Si, en revanche, ce collaborateur conserve son domicile en Suisse (en raison, p.ex., d’un détachement de courte durée ou de missions régulières à l’étranger en alternant les pays), il faut déterminer s’il existe un assujettissement à l’impôt dans le pays en question. Suivant la situation, il serait judicieux, à tout le moins, de faire allusion sous chiffre 15 à une mission à l’étranger. En cas d’assujettissement à l’étranger, cette distinction pourra se révéler utile. En fonction de la durée des missions, il sera bon de vérifier soigneusement si le règlement suisse pour le remboursement des frais s’applique et s’il existe un droit éventuel à un remboursement forfaitaire.
En établissant deux certificats de salaire, l’employeur apporte davantage de transparence au niveau de l’imposition. Or de nombreuses entreprises n’ont pas connaissance de cette possibilité ou renoncent à l’établissement manuel, très souvent nécessaire, d’un second certificat.
En cas de changement d’employeur, il y a lieu d’établir un certificat de salaire au nom de chacune des deux sociétés. Cette séparation est impérative puisqu’on est en présence de deux contrats de travail distincts.

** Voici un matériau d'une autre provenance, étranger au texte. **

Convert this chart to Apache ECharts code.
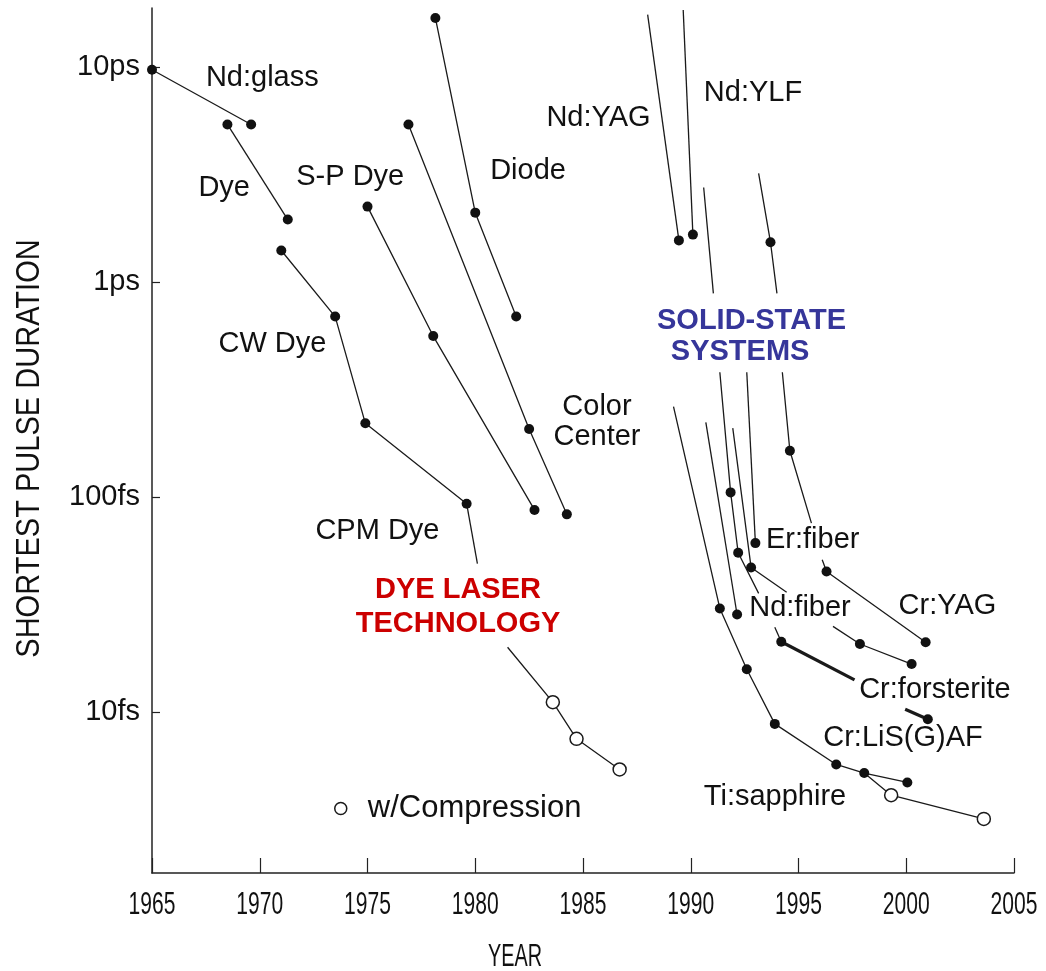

Il peut arriver qu’il soit utile, pour des raisons techniques inhérentes au système, d’établir deux certificats de salaire. C’est le cas, p.ex., lors du passage du statut d’expatrié à celui d’employé sous contrat local (ou inversement). S’il y a changement de régime d’assurances sociales, certains programmes de comptabilité salaire ne sont pas encore en mesure de calculer correctement la péréquation annuelle de l’assurance-chômage / AC 2 (les mois antérieurs au recrutement sous contrat local sont pris en compte pour le calcul des maxima et «comblés» en conséquence). En outre, il peut être utile pour le calcul des impôts à assumer par l’employeur (s’il en a été convenu ainsi dans le contrat) de séparer ces deux périodes.